Cada noche dejaba una vela encendida frente al taller y rezaba en voz baja, como si esas oraciones pudieran atravesar los campos, las montañas, los kilómetros de silencio. La policía local actuó sin entusiasmo. En su informe inicial anotaron que la desaparición podía estar relacionada con alguna deuda no saldada o con un conflicto sentimental.

Ningún indicio de violencia”, decía una de las primeras actas. En realidad no había indicios de nada. Su camioneta no apareció. Su cartera no fue usada. Su firma no volvió a figurar en ningún trámite. Un borrón seco, como si lo hubieran arrancado de la realidad con precisión quirúrgica.
Para diciembre de ese mismo año, la búsqueda se había reducido al esfuerzo desesperado de su madre y de Rogelio, su joven aprendiz, que pegaba carteles en los pueblos cercanos con la imagen en blanco y negro del mecánico. La camioneta, una Chevrolet C10 modelo 73 de color rojo vino, era considerada pieza clave, pero nadie la vio. Se barajaron teorías vagas, que se había fugado con dinero ajeno, que había presenciado algo indebido, que había sido confundido con alguien más.

Ninguna avanzó.

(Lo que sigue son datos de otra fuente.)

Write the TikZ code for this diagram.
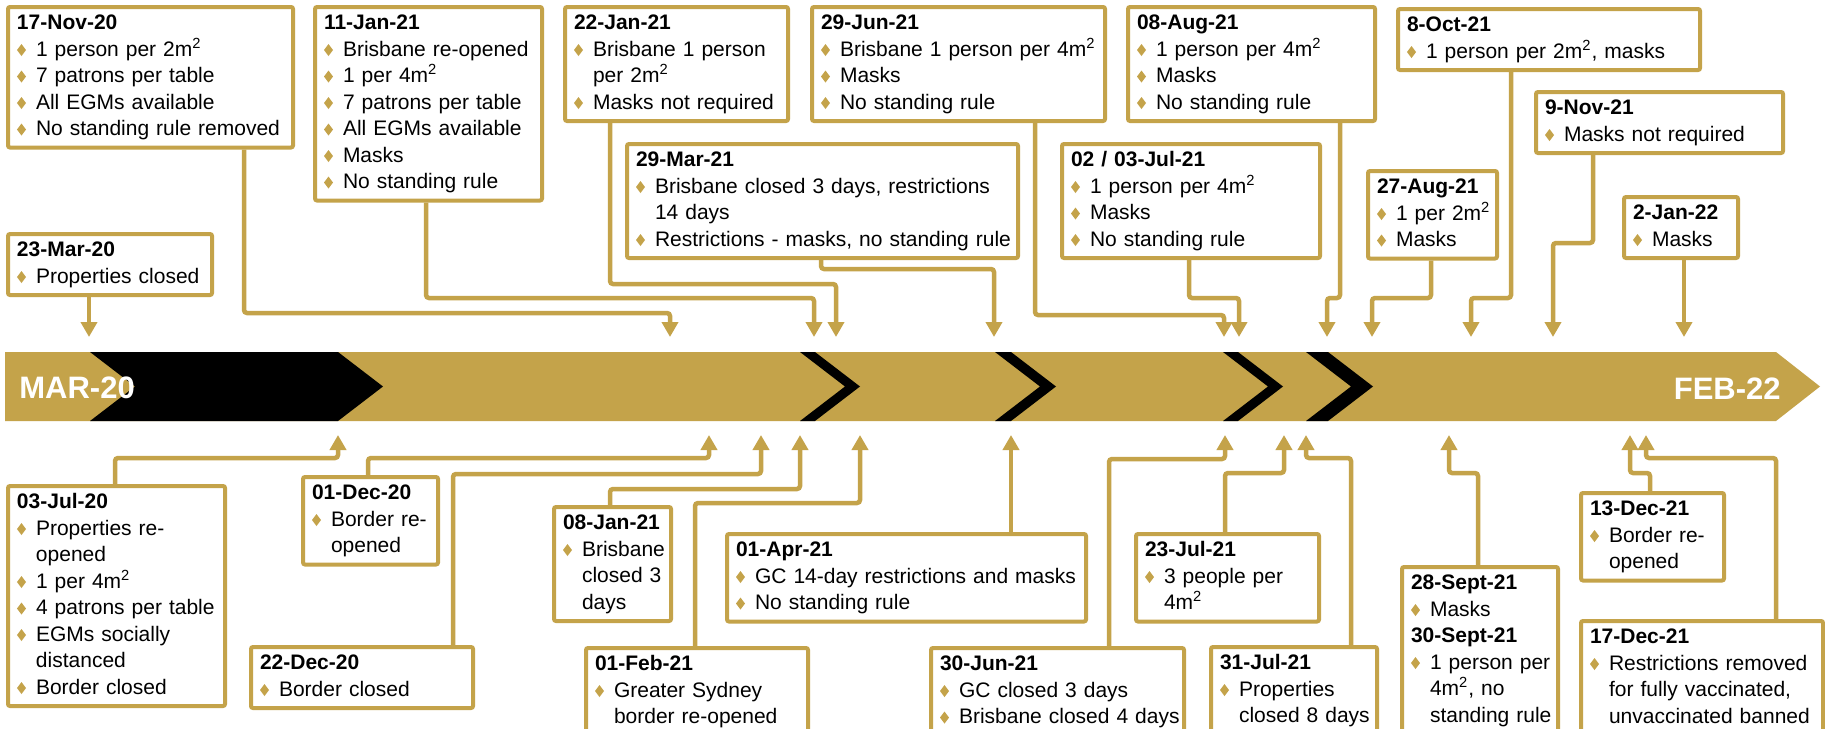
\documentclass[tikz,border=0pt]{standalone}
\usepackage{fontspec}
\setmainfont{Liberation Sans}
\usepackage{graphicx}
\usetikzlibrary{arrows.meta}
\definecolor{gold}{RGB}{196,163,74}
\newcommand{\dia}{\textcolor{gold}{\scalebox{0.75}[1]{\rotatebox{45}{\rule{4.25pt}{4.25pt}}}}}
\newcommand{\evt}[1]{\noindent\textbf{#1}\strut\par}
\newcommand{\itm}[1]{\noindent\makebox[9.5pt][l]{\dia}\mbox{#1}\strut\par}
\newcommand{\cnt}[1]{\noindent\hspace*{9.5pt}\mbox{#1}\strut\par}
\newcommand{\sq}{m\textsuperscript{2}}
\tikzset{
  evbox/.style={draw=gold, line width=2pt, fill=white, anchor=north west,
    rounded corners=1pt, inner xsep=4.5pt, inner ysep=2pt, align=left,
    text width=#1, font=\fontsize{10.5pt}{13.25pt}\selectfont},
  conn/.style={draw=gold, line width=2.25pt, rounded corners=1.5pt,
    -{Triangle[width=8pt,length=7.5pt]}},
  chev/.style={fill=black},
  barlabel/.style={text=white, inner sep=0pt,
    font=\fontsize{15.5pt}{18pt}\selectfont\bfseries}
}
\begin{document}
\begin{tikzpicture}[x=0.5pt,y=-0.5pt]
    \fill[white] (0,0) rectangle (1825,728);
    \path[use as bounding box] (0,0) rectangle (1825,728);
    \clip (0,0) rectangle (1825,728);
    % timeline bar
    \fill[gold] (5,352) -- (1776,352) -- (1820,386.5) -- (1776,421) -- (5,421) -- cycle;
    \foreach \a/\b in {90/338, 800/815, 995/1011, 1223/1238, 1306/1328}
        \fill[chev] (\a,352) -- (\b,352) -- (\b+45,386.5) -- (\b,421) -- (\a,421) -- (\a+45,386.5) -- cycle;
    \node[barlabel, anchor=base west] (lmar) at (19,398) {MAR-20};
    \node[barlabel, anchor=base east] (lfeb) at (1781,399) {FEB-22};
    % arrow ends on the bar
    \coordinate (t23mar) at (89,337);
    \coordinate (t17nov) at (670,337);
    \coordinate (t11jan) at (814,337);
    \coordinate (t22jan) at (836,337);
    \coordinate (t29mar) at (994,337);
    \coordinate (t29jun) at (1224,337);
    \coordinate (t03jul21) at (1239,337);
    \coordinate (t08aug) at (1327,337);
    \coordinate (t27aug) at (1372,337);
    \coordinate (t08oct) at (1471,337);
    \coordinate (t09nov) at (1553,337);
    \coordinate (t02jan) at (1684,337);
    \coordinate (b03jul) at (338,435);
    \coordinate (b01dec) at (709,435);
    \coordinate (b22dec) at (761,435);
    \coordinate (b08jan) at (800,435);
    \coordinate (b01feb) at (860,435);
    \coordinate (b01apr) at (1011,435);
    \coordinate (b30jun) at (1225,435);
    \coordinate (b23jul) at (1284,435);
    \coordinate (b31jul) at (1306,435);
    \coordinate (b28sep) at (1449,435);
    \coordinate (b13dec) at (1630,435);
    \coordinate (b17dec) at (1646,435);
    % events above
    \node[evbox=133.5pt] (n17nov) at (6,5) {\evt{17-Nov-20}\itm{1 person per 2\sq}\itm{7 patrons per table}\itm{All EGMs available}\itm{No standing rule removed}};
    \node[evbox=104.5pt] (n11jan) at (313,5) {\evt{11-Jan-21}\itm{Brisbane re-opened}\itm{1 per 4\sq}\itm{7 patrons per table}\itm{All EGMs available}\itm{Masks}\itm{No standing rule}};
    \node[evbox=102.5pt] (n22jan) at (563,5) {\evt{22-Jan-21}\itm{Brisbane 1 person}\cnt{per 2\sq}\itm{Masks not required}};
    \node[evbox=137.5pt] (n29jun) at (810,5) {\evt{29-Jun-21}\itm{Brisbane 1 person per 4\sq}\itm{Masks}\itm{No standing rule}};
    \node[evbox=114.5pt] (n08aug) at (1126,5) {\evt{08-Aug-21}\itm{1 person per 4\sq}\itm{Masks}\itm{No standing rule}};
    \node[evbox=142pt] (n08oct) at (1396,7) {\evt{8-Oct-21}\itm{1 person per 2\sq, masks}};
    \node[evbox=114.5pt] (n09nov) at (1534,90) {\evt{9-Nov-21}\itm{Masks not required}};
    \node[evbox=186.5pt] (n29mar) at (625,142) {\evt{29-Mar-21}\itm{Brisbane closed 3 days, restrictions}\cnt{14 days}\itm{Restrictions - masks, no standing rule}};
    \node[evbox=120pt] (n03jul21) at (1060,142) {\evt{02 / 03-Jul-21}\itm{1 person per 4\sq}\itm{Masks}\itm{No standing rule}};
    \node[evbox=55.5pt] (n27aug) at (1366,169) {\evt{27-Aug-21}\itm{1 per 2\sq}\itm{Masks}};
    \node[evbox=48pt] (n02jan) at (1622,195) {\evt{2-Jan-22}\itm{Masks}};
    \node[evbox=93pt] (n23mar) at (6,232) {\evt{23-Mar-20}\itm{Properties closed}};
    % events below
    \node[evbox=99.5pt] (n03jul) at (6,484) {\evt{03-Jul-20}\itm{Properties re-}\cnt{opened}\itm{1 per 4\sq}\itm{4 patrons per table}\itm{EGMs socially}\cnt{distanced}\itm{Border closed}};
    \node[evbox=58.5pt] (n01dec) at (301,475) {\evt{01-Dec-20}\itm{Border re-}\cnt{opened}};
    \node[evbox=102pt] (n22dec) at (249,645) {\evt{22-Dec-20}\itm{Border closed}};
    \node[evbox=49.5pt] (n08jan) at (552,505) {\evt{08-Jan-21}\itm{Brisbane}\cnt{closed 3}\cnt{days}};
    \node[evbox=102pt] (n01feb) at (584,646) {\evt{01-Feb-21}\itm{Greater Sydney}\cnt{border re-opened}};
    \node[evbox=170.5pt] (n01apr) at (725,532) {\evt{01-Apr-21}\itm{GC 14-day restrictions and masks}\itm{No standing rule}};
    \node[evbox=117.5pt] (n30jun) at (929,646) {\evt{30-Jun-21}\itm{GC closed 3 days}\itm{Brisbane closed 4 days}};
    \node[evbox=82.5pt] (n23jul) at (1134,532) {\evt{23-Jul-21}\itm{3 people per}\cnt{4\sq}};
    \node[evbox=74pt] (n31jul) at (1209,645) {\evt{31-Jul-21}\itm{Properties}\cnt{closed 8 days}};
    \node[evbox=69pt] (n28sep) at (1400,565) {\evt{28-Sept-21}\itm{Masks}\evt{30-Sept-21}\itm{1 person per}\cnt{4\sq, no}\cnt{standing rule}};
    \node[evbox=62.5pt] (n13dec) at (1579,491) {\evt{13-Dec-21}\itm{Border re-}\cnt{opened}};
    \node[evbox=112pt] (n17dec) at (1579,619) {\evt{17-Dec-21}\itm{Restrictions removed}\cnt{for fully vaccinated,}\cnt{unvaccinated banned}};
    % connectors
    \draw[conn] (n23mar.south -| t23mar) -- (t23mar);
    \draw[conn] (n17nov.south -| 244,0) -- (244,313) -| (t17nov);
    \draw[conn] (n11jan.south -| 426,0) -- (426,298) -| (t11jan);
    \draw[conn] (n22jan.south -| 610,0) -- (610,284) -| (t22jan);
    \draw[conn] (n29mar.south -| 821,0) -- (821,269) -| (t29mar);
    \draw[conn] (n29jun.south -| 1035,0) -- (1035,315) -| (t29jun);
    \draw[conn] (n03jul21.south -| 1189,0) -- (1189,298) -| (t03jul21);
    \draw[conn] (n08aug.south -| 1340,0) -- (1340,298) -| (t08aug);
    \draw[conn] (n27aug.south -| 1431,0) -- (1431,298) -| (t27aug);
    \draw[conn] (n08oct.south -| 1511,0) -- (1511,298) -| (t08oct);
    \draw[conn] (n09nov.south -| 1593,0) -- (1593,243) -| (t09nov);
    \draw[conn] (n02jan.south -| t02jan) -- (t02jan);
    \draw[conn] (n03jul.north -| 115,0) -- (115,458) -| (b03jul);
    \draw[conn] (n01dec.north -| 368,0) -- (368,458) -| (b01dec);
    \draw[conn] (n22dec.north -| 453,0) -- (453,474) -| (b22dec);
    \draw[conn] (n08jan.north -| 610,0) -- (610,489) -| (b08jan);
    \draw[conn] (n01feb.north -| 695,0) -- (695,503) -| (b01feb);
    \draw[conn] (n01apr.north -| b01apr) -- (b01apr);
    \draw[conn] (n30jun.north -| 1109,0) -- (1109,459) -| (b30jun);
    \draw[conn] (n23jul.north -| 1225,0) -- (1225,473) -| (b23jul);
    \draw[conn] (n31jul.north -| 1351,0) -- (1351,458) -| (b31jul);
    \draw[conn] (n28sep.north -| 1478,0) -- (1478,473) -| (b28sep);
    \draw[conn] (n13dec.north -| 1650,0) -- (1650,473) -| (b13dec);
    \draw[conn] (n17dec.north -| 1776,0) -- (1776,458) -| (b17dec);
\end{tikzpicture}
\end{document}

En 1981, un hombre de acento norteño llamó desde un teléfono público en Aguascalientes, asegurando haber visto a Ramón en una pensión de mala fama. Cuando la policía llegó, encontraron a un alcohólico confundido, sin identificación. En 1991, un exagente de tránsito retirado declaró haber detenido en los 70 una camioneta idéntica, pero los archivos estaban incompletos y la pista se perdió.

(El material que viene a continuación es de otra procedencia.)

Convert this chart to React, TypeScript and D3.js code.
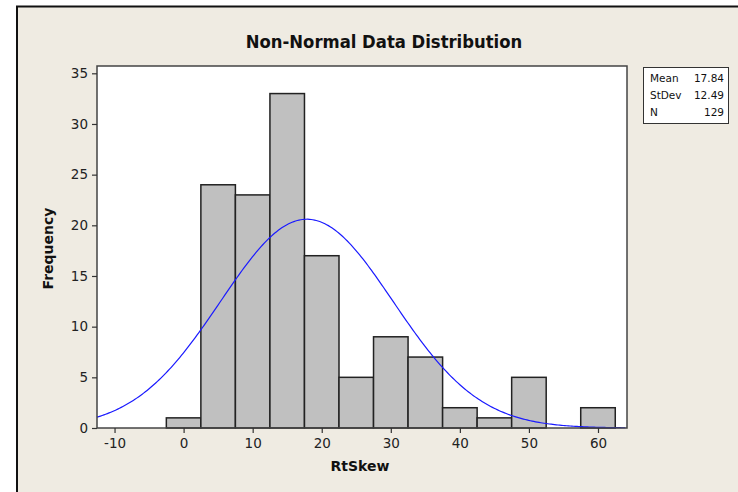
import React, { useEffect, useRef } from "react";
import * as d3 from "d3";

// histogram bins (lower edge of each bin, width 5) and counts
const binStarts = [-2.5, 2.5, 7.5, 12.5, 17.5, 22.5, 27.5, 32.5, 37.5, 42.5, 47.5, 52.5, 57.5];
const counts = [1, 24, 23, 33, 17, 5, 9, 7, 2, 1, 5, 0, 2];
const binWidth = 5;
const xTicks = [-10, 0, 10, 20, 30, 40, 50, 60];
const yTicks = [0, 5, 10, 15, 20, 25, 30, 35];
const statLabels = ["Mean", "StDev", "N"];
const statValues = ["17.84", "12.49", "129"];
const mean = 17.84;
const stdev = 12.49;
const n = 129;

const W = 738;
const H = 492;

const App = () => {
  const ref = useRef<SVGSVGElement>(null);

  useEffect(() => {
    const svg = d3.select(ref.current);
    svg.selectAll("*").remove();

    const left = 97, right = 627, top = 66, bottom = 428;
    const x = d3.scaleLinear().domain([-12.54, 64.2]).range([left, right]);
    const y = d3.scaleLinear().domain([0, 35]).range([bottom, 73.3]);

    // background + frame
    svg.append("rect").attr("width", W).attr("height", H).attr("fill", "#fff");
    svg.append("rect").attr("x", 17).attr("y", 6).attr("width", W - 17).attr("height", H - 6).attr("fill", "#efebe2");
    svg.append("path").attr("d", `M17,${H} V6.5 H${W}`).attr("fill", "none").attr("stroke", "#111").attr("stroke-width", 2);

    // title
    svg.append("text")
      .attr("x", 384).attr("y", 48)
      .attr("text-anchor", "middle")
      .attr("font-family", "DejaVu Sans Condensed, DejaVu Sans")
      .attr("font-weight", "bold")
      .attr("font-size", 18.3)
      .attr("fill", "#111")
      .text("Non-Normal Data Distribution");

    // plot area
    svg.append("rect")
      .attr("x", left).attr("y", top)
      .attr("width", right - left).attr("height", bottom - top)
      .attr("fill", "#fff");

    // bars
    svg.selectAll("rect.bar")
      .data(counts.map((c, i) => ({ x0: binStarts[i], c })).filter(d => d.c > 0))
      .enter()
      .append("rect")
      .attr("class", "bar")
      .attr("x", d => x(d.x0))
      .attr("y", d => y(d.c))
      .attr("width", d => x(d.x0 + binWidth) - x(d.x0))
      .attr("height", d => y(0) - y(d.c))
      .attr("fill", "#c0c0c0")
      .attr("stroke", "#222")
      .attr("stroke-width", 1.5);

    // fitted normal curve
    const scale = n * binWidth;
    const pts = d3.range(-12.54, 64.21, 0.25).map(v => [
      v,
      (scale / (stdev * Math.sqrt(2 * Math.PI))) * Math.exp(-0.5 * ((v - mean) / stdev) ** 2),
    ]);
    const line = d3.line<number[]>().x(d => x(d[0])).y(d => y(d[1]));
    svg.append("path")
      .attr("d", line(pts))
      .attr("fill", "none")
      .attr("stroke", "#1a1aff")
      .attr("stroke-width", 1.2);

    // plot border
    svg.append("rect")
      .attr("x", left).attr("y", top)
      .attr("width", right - left).attr("height", bottom - top)
      .attr("fill", "none")
      .attr("stroke", "#444")
      .attr("stroke-width", 1.5);

    const font = "DejaVu Sans, Tahoma, sans-serif";

    // y axis
    const ya = svg.append("g")
      .attr("transform", `translate(${left},0)`)
      .call(d3.axisLeft(y).tickValues(yTicks).tickSize(5).tickPadding(4).tickFormat(d => String(d)));
    ya.select(".domain").remove();
    ya.selectAll("line").attr("stroke", "#333").attr("stroke-width", 1.2);
    ya.selectAll("text").attr("font-family", font).attr("font-size", 13.5).attr("fill", "#222");

    // x axis
    const xa = svg.append("g")
      .attr("transform", `translate(0,${bottom})`)
      .call(d3.axisBottom(x).tickValues(xTicks).tickSize(5).tickPadding(5).tickFormat(d => String(d)));
    xa.select(".domain").remove();
    xa.selectAll("line").attr("stroke", "#333").attr("stroke-width", 1.2);
    xa.selectAll("text").attr("font-family", font).attr("font-size", 13.5).attr("fill", "#222");

    // axis labels
    svg.append("text")
      .attr("x", 360).attr("y", 471)
      .attr("text-anchor", "middle")
      .attr("font-family", font).attr("font-weight", "bold").attr("font-size", 14)
      .attr("fill", "#111")
      .text("RtSkew");
    svg.append("text")
      .attr("transform", "translate(53,248.5) rotate(-90)")
      .attr("text-anchor", "middle")
      .attr("font-family", font).attr("font-weight", "bold").attr("font-size", 14)
      .attr("fill", "#111")
      .text("Frequency");

    // stats box
    svg.append("rect")
      .attr("x", 643.5).attr("y", 67.5).attr("width", 85).attr("height", 56)
      .attr("fill", "#fff").attr("stroke", "#333").attr("stroke-width", 1);
    statLabels.forEach((s, i) => {
      svg.append("text")
        .attr("x", 650).attr("y", 82 + i * 17)
        .attr("font-family", font).attr("font-size", 10.5).attr("fill", "#111")
        .text(s);
      svg.append("text")
        .attr("x", 724).attr("y", 82 + i * 17)
        .attr("text-anchor", "end")
        .attr("font-family", font).attr("font-size", 10.5).attr("fill", "#111")
        .text(statValues[i]);
    });
  }, []);

  return (
    <div style={{ position: "absolute", left: 0, top: 0 }}>
      <svg ref={ref} width={W} height={H} style={{ display: "block" }} />
    </div>
  );
};

export default App;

En 1999, una denuncia anónima aseguraba que la camioneta estaba siendo utilizada con placas falsas en Tepatitlán. Se envió una patrulla. Hallaron un vehículo calcinado en una barranca, pero el número de serie había sido limado. Otra vez, nada concluyente. Con el paso de los años, el caso se volvió una sombra. Los nuevos policías ni siquiera sabían pronunciar el nombre completo del desaparecido.

El taller fue cerrado, tapeado y luego demolido para construir una farmacia de cadena. Rogelio se mudó a León y jamás volvió a hablar del asunto. Doña Ernestina murió en 2003 en su cama con una vela encendida al lado y la foto de su hijo clavada con un alfiler a la pared. Nunca supo nada. En su tumba, alguien pintó con cale.

 

Él no se fue, a él se lo tragaron. Nadie borró esa inscripción. San Juan de los Lagos creció, pero el caso de Ramón quedó atrás. como tantas otras historias de hombres que desaparecen en caminos secundarios. El archivo fue trasladado a una bodega judicial en Tepic y empolvado durante tres décadas, pero el silencio no era olvido. Bajo tierra algo esperaba.

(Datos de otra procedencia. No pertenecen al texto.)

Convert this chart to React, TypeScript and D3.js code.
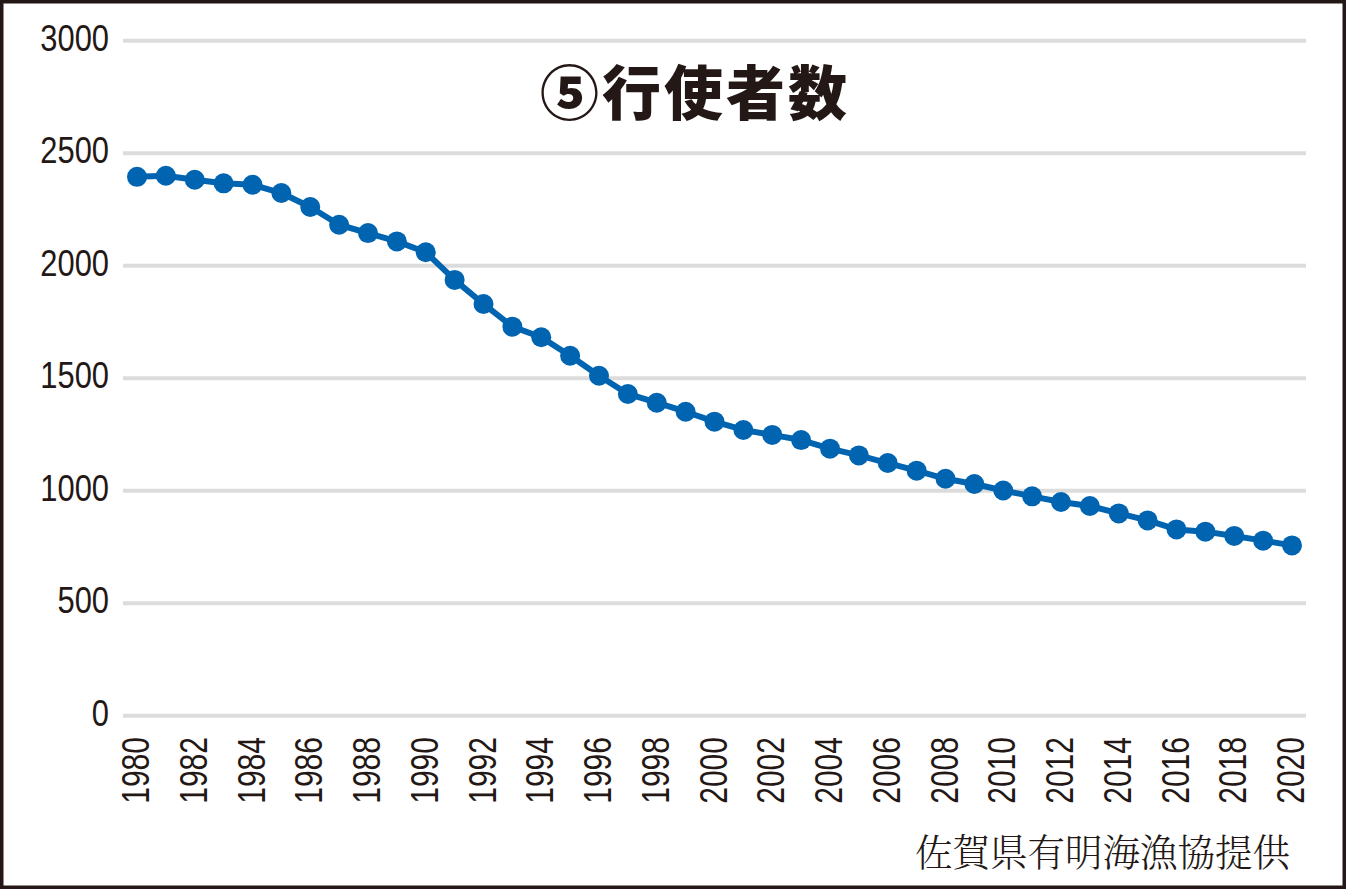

Fue en septiembre de 2008, después de una tormenta particularmente severa en la región de Lagos de Moreno, cuando todo cambió. Las lluvias arrastraron una porción de tierra reseca en un camino rural sin nombre, abriendo una zanja de varios metros. En el fondo, oxidado y cubierto de raíces, apareció un fragmento metálico con líneas curvas reconocibles.

Un campesino que buscaba leña lo vio brillar entre el barro y avisó a la policía. Era el extremo trasero de una camioneta antigua, semienterrada, con la pintura borrada por los años. Nadie lo sabía aún, pero el tiempo había comenzado a desenterrar la verdad. El lunes 22 de septiembre de 2008, en una vereda polvorienta que cruzaba entre los límites de Ejido El Platanar y los campos resecos de la estrella, Tomás Lerma, campesino de 63 años, caminaba con su machete al hombro buscando ramas secas para leña. Tras las lluvias de la semana anterior, varios caminos de la
zona habían quedado bloqueados por el lodo y los derrumbes. Fue entonces cuando al acercarse a un barranco erosionado por la tormenta, notó un brillo metálico entre las raíces expuestas y el barro húmedo. Al principio pensó que se trataba de una llanta vieja o el costado de un remolque oxidado, pero al despejar con el machete la maleza que lo cubría, reveló lo que parecía ser la esquina superior de una camioneta con la pintura completamente borrada por el óxido y el cofre hundido bajo una roca partida.